**WRITTEN INSTRUCTION:** Each line from the top of the listing through the one holding "import pandas as pd" should be restated word for word, with nothing added and no pictures.

**DATA SEGMENT:**

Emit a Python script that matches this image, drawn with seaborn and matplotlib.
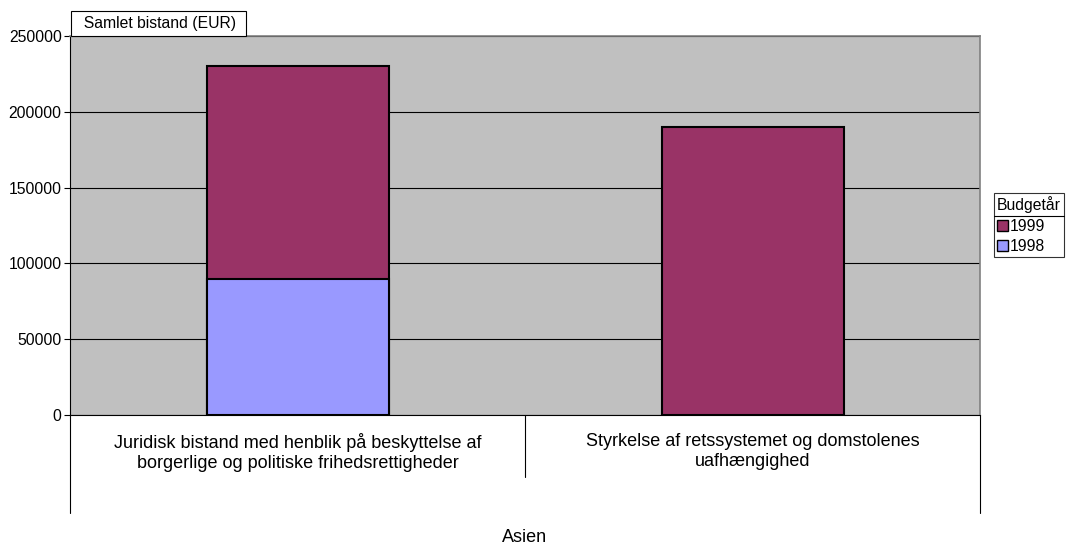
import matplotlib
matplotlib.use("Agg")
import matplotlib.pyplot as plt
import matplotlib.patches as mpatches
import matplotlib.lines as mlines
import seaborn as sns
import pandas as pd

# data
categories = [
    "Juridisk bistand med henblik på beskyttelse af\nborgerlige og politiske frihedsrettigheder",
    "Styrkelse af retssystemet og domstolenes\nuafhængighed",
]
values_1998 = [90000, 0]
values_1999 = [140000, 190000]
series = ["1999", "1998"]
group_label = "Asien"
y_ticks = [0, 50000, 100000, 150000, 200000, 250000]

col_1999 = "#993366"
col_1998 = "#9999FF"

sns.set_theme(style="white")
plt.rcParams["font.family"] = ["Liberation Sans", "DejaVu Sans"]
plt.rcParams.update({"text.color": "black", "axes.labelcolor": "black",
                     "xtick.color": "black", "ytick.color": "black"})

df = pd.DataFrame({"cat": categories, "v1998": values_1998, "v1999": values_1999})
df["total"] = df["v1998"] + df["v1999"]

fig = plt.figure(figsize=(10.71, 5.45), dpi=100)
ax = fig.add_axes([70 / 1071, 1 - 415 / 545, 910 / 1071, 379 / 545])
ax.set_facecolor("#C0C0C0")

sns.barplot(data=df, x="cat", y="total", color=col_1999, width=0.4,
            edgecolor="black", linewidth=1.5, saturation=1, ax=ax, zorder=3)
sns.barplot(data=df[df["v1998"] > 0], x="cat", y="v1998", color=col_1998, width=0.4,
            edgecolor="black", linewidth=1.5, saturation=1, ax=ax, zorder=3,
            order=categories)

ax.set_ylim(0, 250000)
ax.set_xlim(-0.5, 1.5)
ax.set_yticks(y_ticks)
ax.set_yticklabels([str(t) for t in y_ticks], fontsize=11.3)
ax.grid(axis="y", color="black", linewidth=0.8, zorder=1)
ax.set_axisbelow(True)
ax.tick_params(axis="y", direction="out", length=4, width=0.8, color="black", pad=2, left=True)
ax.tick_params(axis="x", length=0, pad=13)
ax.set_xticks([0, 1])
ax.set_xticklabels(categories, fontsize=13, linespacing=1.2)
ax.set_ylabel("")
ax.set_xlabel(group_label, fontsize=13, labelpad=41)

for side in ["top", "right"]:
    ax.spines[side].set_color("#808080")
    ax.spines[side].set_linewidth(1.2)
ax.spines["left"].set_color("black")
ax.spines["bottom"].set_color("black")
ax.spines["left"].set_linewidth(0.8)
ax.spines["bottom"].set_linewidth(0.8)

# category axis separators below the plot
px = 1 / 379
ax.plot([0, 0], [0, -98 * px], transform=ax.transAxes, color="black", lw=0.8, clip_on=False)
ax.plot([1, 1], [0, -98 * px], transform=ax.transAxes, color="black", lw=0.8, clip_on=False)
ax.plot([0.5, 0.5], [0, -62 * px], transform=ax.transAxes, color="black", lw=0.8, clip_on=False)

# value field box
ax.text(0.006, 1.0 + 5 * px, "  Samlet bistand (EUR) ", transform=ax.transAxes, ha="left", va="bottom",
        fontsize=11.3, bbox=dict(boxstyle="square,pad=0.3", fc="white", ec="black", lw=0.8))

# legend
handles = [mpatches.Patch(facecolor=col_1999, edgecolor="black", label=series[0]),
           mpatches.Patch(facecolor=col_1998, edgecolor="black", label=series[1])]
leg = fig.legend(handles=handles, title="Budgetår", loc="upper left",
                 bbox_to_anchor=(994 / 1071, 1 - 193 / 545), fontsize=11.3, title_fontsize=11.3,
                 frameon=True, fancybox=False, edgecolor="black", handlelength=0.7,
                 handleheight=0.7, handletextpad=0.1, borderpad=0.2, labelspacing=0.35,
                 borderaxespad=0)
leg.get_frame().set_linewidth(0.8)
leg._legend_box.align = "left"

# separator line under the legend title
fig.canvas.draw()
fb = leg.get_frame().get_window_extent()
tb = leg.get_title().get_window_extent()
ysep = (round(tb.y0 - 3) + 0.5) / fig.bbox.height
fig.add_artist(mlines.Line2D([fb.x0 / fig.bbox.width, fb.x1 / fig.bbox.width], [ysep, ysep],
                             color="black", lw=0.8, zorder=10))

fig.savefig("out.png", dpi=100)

**ANSWER TO THIS TASK:**
Emit a Python script that matches this image, drawn with seaborn and matplotlib.
import matplotlib
matplotlib.use("Agg")
import matplotlib.pyplot as plt
import matplotlib.patches as mpatches
import matplotlib.lines as mlines
import seaborn as sns
import pandas as pd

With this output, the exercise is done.